-- EXERCISE BRIEF --
Exactly the lines from the one containing "Output the Python" through the one containing "from matplotlib.collections import" are to be returned, please, without any pictures.

(Records with drawing code)
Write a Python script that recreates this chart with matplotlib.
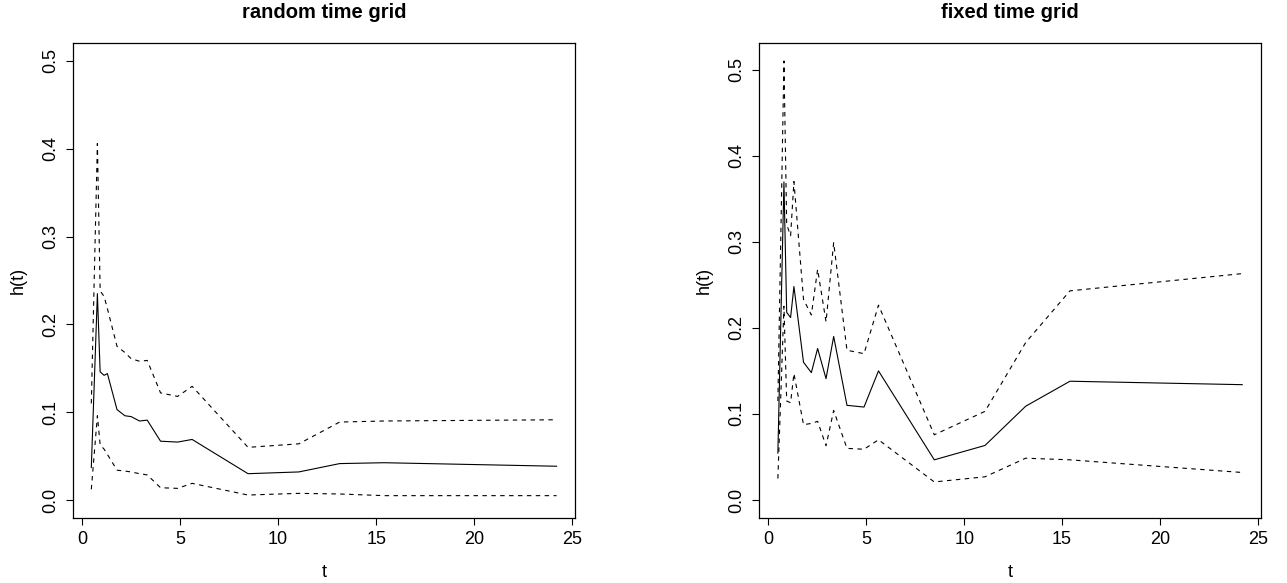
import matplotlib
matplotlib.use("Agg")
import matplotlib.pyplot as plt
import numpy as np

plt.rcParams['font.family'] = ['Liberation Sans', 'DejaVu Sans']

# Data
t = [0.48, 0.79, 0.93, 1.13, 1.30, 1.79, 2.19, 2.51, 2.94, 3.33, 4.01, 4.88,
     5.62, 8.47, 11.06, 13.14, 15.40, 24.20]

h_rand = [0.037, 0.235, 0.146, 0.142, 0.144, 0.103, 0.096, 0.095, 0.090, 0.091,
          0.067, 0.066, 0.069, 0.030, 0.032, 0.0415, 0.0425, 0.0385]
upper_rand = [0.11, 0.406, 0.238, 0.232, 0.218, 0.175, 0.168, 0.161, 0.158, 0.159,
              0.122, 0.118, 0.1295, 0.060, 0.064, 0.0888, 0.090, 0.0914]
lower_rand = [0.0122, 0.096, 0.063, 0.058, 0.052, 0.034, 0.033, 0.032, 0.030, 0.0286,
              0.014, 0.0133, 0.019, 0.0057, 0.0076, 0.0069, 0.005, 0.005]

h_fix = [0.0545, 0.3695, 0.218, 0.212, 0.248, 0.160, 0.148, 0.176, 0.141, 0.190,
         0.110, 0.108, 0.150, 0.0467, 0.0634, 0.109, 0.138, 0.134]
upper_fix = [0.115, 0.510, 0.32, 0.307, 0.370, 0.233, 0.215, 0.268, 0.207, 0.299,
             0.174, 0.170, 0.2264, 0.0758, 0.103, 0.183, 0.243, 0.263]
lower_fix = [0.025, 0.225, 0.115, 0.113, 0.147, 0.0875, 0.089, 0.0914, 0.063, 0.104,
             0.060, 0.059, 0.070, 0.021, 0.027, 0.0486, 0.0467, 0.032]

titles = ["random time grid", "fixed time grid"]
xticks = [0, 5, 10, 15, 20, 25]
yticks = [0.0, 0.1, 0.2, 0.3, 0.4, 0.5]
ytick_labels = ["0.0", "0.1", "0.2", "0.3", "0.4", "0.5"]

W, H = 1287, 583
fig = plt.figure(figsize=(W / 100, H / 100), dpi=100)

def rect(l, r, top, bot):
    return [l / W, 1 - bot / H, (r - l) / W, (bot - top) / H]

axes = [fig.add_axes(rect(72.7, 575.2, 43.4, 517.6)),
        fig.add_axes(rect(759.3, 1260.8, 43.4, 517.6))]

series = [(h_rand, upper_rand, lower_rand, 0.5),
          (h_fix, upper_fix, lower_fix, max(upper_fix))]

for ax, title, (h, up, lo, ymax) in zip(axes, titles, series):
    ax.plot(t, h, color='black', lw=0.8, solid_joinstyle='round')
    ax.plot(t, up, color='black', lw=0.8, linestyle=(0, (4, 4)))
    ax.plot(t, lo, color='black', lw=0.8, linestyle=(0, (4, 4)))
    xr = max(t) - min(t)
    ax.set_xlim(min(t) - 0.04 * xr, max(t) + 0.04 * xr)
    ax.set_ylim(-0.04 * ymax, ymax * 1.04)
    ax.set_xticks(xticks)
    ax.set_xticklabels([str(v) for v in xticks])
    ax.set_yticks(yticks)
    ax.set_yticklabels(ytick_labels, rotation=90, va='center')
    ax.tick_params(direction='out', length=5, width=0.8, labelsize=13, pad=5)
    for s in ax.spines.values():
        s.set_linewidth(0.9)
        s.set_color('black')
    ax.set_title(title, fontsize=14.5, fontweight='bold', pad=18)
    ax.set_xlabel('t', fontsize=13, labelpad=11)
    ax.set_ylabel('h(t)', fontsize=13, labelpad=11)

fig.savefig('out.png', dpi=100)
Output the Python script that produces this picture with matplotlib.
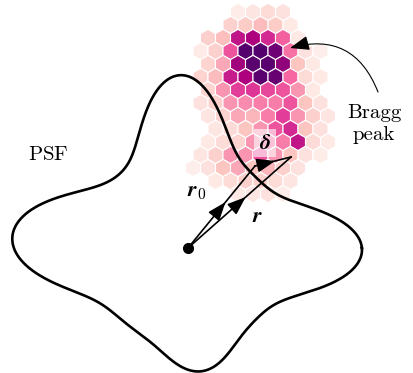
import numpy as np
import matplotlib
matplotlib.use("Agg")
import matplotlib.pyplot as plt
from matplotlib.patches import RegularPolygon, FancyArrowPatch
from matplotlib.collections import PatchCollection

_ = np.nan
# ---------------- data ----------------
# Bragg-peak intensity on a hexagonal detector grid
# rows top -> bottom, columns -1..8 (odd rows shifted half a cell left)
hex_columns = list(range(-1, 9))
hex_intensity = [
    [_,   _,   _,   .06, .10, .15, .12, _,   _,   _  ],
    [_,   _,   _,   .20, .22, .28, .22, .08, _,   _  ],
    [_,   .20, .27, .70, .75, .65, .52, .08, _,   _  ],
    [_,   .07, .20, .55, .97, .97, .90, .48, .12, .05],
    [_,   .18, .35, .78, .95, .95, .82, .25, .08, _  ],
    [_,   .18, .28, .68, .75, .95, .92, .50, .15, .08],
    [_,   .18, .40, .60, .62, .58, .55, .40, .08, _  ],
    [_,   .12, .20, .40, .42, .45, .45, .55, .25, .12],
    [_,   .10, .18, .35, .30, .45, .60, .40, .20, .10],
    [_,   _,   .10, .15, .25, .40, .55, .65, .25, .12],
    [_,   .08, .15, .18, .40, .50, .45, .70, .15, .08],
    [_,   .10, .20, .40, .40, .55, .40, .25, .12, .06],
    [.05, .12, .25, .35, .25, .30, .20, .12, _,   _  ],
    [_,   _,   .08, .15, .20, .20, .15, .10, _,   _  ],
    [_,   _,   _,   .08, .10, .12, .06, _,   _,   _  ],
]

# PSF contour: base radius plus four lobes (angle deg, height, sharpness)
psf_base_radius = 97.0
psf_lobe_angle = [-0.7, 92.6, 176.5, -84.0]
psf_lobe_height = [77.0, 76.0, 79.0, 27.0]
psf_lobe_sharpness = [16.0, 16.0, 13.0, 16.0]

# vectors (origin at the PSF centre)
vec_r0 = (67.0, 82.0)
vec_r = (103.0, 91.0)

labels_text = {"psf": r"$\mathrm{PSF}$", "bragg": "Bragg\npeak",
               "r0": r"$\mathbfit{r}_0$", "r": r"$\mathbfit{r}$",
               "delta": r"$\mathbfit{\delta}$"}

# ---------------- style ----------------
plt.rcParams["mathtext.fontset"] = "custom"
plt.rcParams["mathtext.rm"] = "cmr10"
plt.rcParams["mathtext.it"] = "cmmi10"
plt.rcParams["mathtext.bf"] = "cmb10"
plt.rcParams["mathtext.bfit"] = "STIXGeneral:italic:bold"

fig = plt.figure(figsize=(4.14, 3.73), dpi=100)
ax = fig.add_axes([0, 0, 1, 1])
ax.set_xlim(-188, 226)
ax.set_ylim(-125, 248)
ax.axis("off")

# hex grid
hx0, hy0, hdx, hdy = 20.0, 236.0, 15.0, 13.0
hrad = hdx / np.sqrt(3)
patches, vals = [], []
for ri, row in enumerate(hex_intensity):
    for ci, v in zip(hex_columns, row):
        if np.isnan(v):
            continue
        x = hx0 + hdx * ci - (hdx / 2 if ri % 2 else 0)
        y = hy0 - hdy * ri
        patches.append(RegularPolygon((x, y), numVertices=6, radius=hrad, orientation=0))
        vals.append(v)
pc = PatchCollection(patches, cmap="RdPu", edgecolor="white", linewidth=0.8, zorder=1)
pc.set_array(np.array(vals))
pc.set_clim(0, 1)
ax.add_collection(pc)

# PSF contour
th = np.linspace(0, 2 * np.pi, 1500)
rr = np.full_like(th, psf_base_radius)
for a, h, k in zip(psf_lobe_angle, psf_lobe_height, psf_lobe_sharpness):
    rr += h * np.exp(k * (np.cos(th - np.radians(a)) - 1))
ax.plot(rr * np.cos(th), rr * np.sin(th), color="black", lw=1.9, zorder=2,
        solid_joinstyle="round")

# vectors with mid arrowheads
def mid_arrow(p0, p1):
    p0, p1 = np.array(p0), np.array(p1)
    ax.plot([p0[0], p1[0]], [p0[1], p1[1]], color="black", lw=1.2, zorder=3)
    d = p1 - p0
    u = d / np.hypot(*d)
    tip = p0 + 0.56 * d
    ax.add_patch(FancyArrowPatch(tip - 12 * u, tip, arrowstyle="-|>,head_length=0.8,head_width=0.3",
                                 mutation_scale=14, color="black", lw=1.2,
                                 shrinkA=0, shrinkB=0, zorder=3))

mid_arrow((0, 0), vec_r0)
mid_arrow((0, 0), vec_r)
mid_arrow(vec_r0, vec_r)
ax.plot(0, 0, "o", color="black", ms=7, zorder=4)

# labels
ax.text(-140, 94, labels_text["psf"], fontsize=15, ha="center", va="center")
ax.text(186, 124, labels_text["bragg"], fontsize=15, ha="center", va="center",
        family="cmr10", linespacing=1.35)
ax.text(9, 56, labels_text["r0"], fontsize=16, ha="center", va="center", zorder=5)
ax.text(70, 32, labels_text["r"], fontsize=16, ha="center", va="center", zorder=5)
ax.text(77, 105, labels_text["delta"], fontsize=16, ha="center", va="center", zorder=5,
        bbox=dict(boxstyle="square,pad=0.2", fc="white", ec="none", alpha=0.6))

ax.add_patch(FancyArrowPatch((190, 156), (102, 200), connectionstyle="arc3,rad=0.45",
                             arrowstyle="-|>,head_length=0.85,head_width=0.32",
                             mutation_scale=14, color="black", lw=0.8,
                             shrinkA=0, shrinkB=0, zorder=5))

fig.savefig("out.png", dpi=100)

-- SOLUTION TO THIS EXERCISE --
Output the Python script that produces this picture with matplotlib.
import numpy as np
import matplotlib
matplotlib.use("Agg")
import matplotlib.pyplot as plt
from matplotlib.patches import RegularPolygon, FancyArrowPatch
from matplotlib.collections import PatchCollection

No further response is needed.